The Primary Science Quality Mark is a joint project led by the University of Hertfordshire in partnership with the Primary Science Teaching Trust. It is supported by the network of Science Learning Centres, the Association for Science Education and the Wellcome Trust.
Led by principal teacher and science subject leader Diane Rough, the school carried out a year-long science project which culminated in a science fair.
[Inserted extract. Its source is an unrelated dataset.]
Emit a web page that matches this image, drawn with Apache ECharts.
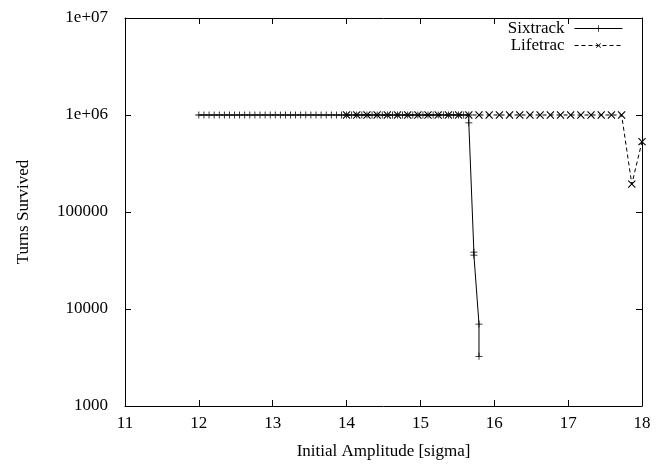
<!DOCTYPE html>
<html>
<head>
<meta charset="utf-8">
<script src="https://cdn.jsdelivr.net/npm/echarts@6/dist/echarts.min.js"></script>
<style>
  html, body { margin: 0; padding: 0; background: #fff; }
  #chart { width: 658px; height: 466px; }
</style>
</head>
<body>
<div id="chart"></div>
<script>
// Sixtrack: initial amplitude [sigma] and turns survived
const sixtrackX = [
  12.000, 12.069, 12.138, 12.207, 12.276, 12.345, 12.414, 12.483, 12.552, 12.621,
  12.690, 12.759, 12.828, 12.897, 12.966, 13.034, 13.103, 13.172, 13.241, 13.310,
  13.379, 13.448, 13.517, 13.586, 13.655, 13.724, 13.793, 13.862, 13.931, 14.000,
  14.069, 14.138, 14.207, 14.276, 14.345, 14.414, 14.483, 14.552, 14.621, 14.690,
  14.759, 14.828, 14.897, 14.966, 15.034, 15.103, 15.172, 15.241, 15.310, 15.379,
  15.448, 15.517, 15.586, 15.655, 15.655, 15.724, 15.724, 15.793, 15.793
];
const sixtrackTurns = [
  1000000, 1000000, 1000000, 1000000, 1000000, 1000000, 1000000, 1000000, 1000000, 1000000,
  1000000, 1000000, 1000000, 1000000, 1000000, 1000000, 1000000, 1000000, 1000000, 1000000,
  1000000, 1000000, 1000000, 1000000, 1000000, 1000000, 1000000, 1000000, 1000000, 1000000,
  1000000, 1000000, 1000000, 1000000, 1000000, 1000000, 1000000, 1000000, 1000000, 1000000,
  1000000, 1000000, 1000000, 1000000, 1000000, 1000000, 1000000, 1000000, 1000000, 1000000,
  1000000, 1000000, 1000000, 1000000, 830000, 38500, 36000, 7000, 3250
];

// Lifetrac: initial amplitude [sigma] and turns survived
const lifetracX = [
  14.000, 14.138, 14.276, 14.414, 14.552, 14.690, 14.828, 14.966, 15.103, 15.241,
  15.379, 15.517, 15.655, 15.793, 15.931, 16.069, 16.207, 16.345, 16.483, 16.621,
  16.759, 16.897, 17.034, 17.172, 17.310, 17.448, 17.586, 17.724, 17.862, 18.000
];
const lifetracTurns = [
  1000000, 1000000, 1000000, 1000000, 1000000, 1000000, 1000000, 1000000, 1000000, 1000000,
  1000000, 1000000, 1000000, 1000000, 1000000, 1000000, 1000000, 1000000, 1000000, 1000000,
  1000000, 1000000, 1000000, 1000000, 1000000, 1000000, 1000000, 1000000, 194000, 531000
];

// Tick labels of the log axis, printed gnuplot-style
const yTickValues = [1000, 10000, 100000, 1000000, 10000000];
const yTickLabels = ['1000', '10000', '100000', '1e+06', '1e+07'];

const zip = (xs, ys) => xs.map((x, i) => [x, ys[i]]);

const FONT = 'Liberation Serif';
const plusPath = 'path://M4.45,0H5.55V4.45H10V5.55H5.55V10H4.45V5.55H0V4.45H4.45Z';

const axisText = { color: '#000', fontFamily: FONT, fontSize: 17 };
const frameLine = { show: true, lineStyle: { color: '#000', width: 1 } };
const inTick = { show: true, inside: true, length: 6, lineStyle: { color: '#000', width: 1 } };

const chart = echarts.init(document.getElementById('chart'), null, { renderer: 'canvas' });

chart.setOption({
  animation: false,
  backgroundColor: '#fff',
  grid: { left: 125, right: 16, top: 18, bottom: 60, containLabel: false },
  legend: {
    right: 30,
    top: 15,
    orient: 'vertical',
    align: 'right',
    itemWidth: 48,
    itemHeight: 8,
    itemGap: 0,
    lineStyle: { width: 1 },
    textStyle: { color: '#000', fontFamily: FONT, fontSize: 17, padding: [0, 5, 0, 0] },
    data: ['Sixtrack', 'Lifetrac']
  },
  xAxis: [
    {
      type: 'value',
      min: 11,
      max: 18,
      interval: 1,
      position: 'bottom',
      name: 'Initial Amplitude [sigma]',
      nameLocation: 'middle',
      nameGap: 37,
      nameTextStyle: axisText,
      axisLine: frameLine,
      axisTick: inTick,
      axisLabel: Object.assign({ margin: 9 }, axisText),
      splitLine: { show: false }
    },
    {
      type: 'value',
      min: 11,
      max: 18,
      interval: 1,
      position: 'top',
      axisLine: frameLine,
      axisTick: inTick,
      axisLabel: { show: false },
      splitLine: { show: false }
    }
  ],
  yAxis: [
    {
      type: 'log',
      logBase: 10,
      min: 1000,
      max: 10000000,
      position: 'left',
      name: 'Turns Survived',
      nameLocation: 'middle',
      nameGap: 93,
      nameRotate: 90,
      nameTextStyle: axisText,
      axisLine: frameLine,
      axisTick: inTick,
      axisLabel: Object.assign({
        margin: 17,
        formatter: v => {
          const i = yTickValues.findIndex(t => Math.abs(Math.log10(t) - Math.log10(v)) < 1e-6);
          return i >= 0 ? yTickLabels[i] : '';
        }
      }, axisText),
      splitLine: { show: false }
    },
    {
      type: 'log',
      logBase: 10,
      min: 1000,
      max: 10000000,
      position: 'right',
      axisLine: frameLine,
      axisTick: inTick,
      axisLabel: { show: false },
      splitLine: { show: false }
    }
  ],
  series: [
    {
      name: 'Sixtrack',
      type: 'line',
      data: zip(sixtrackX, sixtrackTurns),
      symbol: plusPath,
      symbolSize: 7,
      showAllSymbol: true,
      color: '#000',
      itemStyle: { color: '#000' },
      lineStyle: { color: '#000', width: 1, type: 'solid' },
      z: 3
    },
    {
      name: 'Lifetrac',
      type: 'line',
      data: zip(lifetracX, lifetracTurns),
      symbol: plusPath,
      symbolRotate: 45,
      symbolSize: 10,
      showAllSymbol: true,
      color: '#000',
      itemStyle: { color: '#000' },
      lineStyle: { color: '#000', width: 1, type: [4, 3] },
      z: 2
    }
  ]
});
</script>
</body>
</html>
The week-long fair saw pupils of all ages get involved in a wide range of scientific activities and youngsters and staff were invited to swap their school uniforms for mad scientists outfits for a day.
Primary five pupils worked with the school's science technicians to plan the week's activities and invited the rest of the school to get involved with a day-long science fair.
Each pupil also took home a book of science challenges and was asked to work with their parents or carers to carry out some home 'kitchen' experiments.
Deputy head teacher Lisa Williams said: "We are really pleased to have received this award, which gives recognition to the sterling efforts made by everyone at the school to make science accessible, interesting and fun for our pupils.
Mrs Rough added: "We all had a brilliant time during Science Week. The pupils learned a huge amount and thoroughly enjoyed the hands-on aspects of science, carrying out some exciting and colourful experiments and working together as teams. It is very gratifying that the school's efforts have been recognised with the presentation of a bronze award."
Jane Turner, national director of the PSQM programme, said: "Gaining a Primary Science Quality Award is a significant achievement for a school. The standard of the submissions has been extremely high and their content is quite breath-taking. Science subject leaders, their colleagues, head teachers, children and parents should be very proud."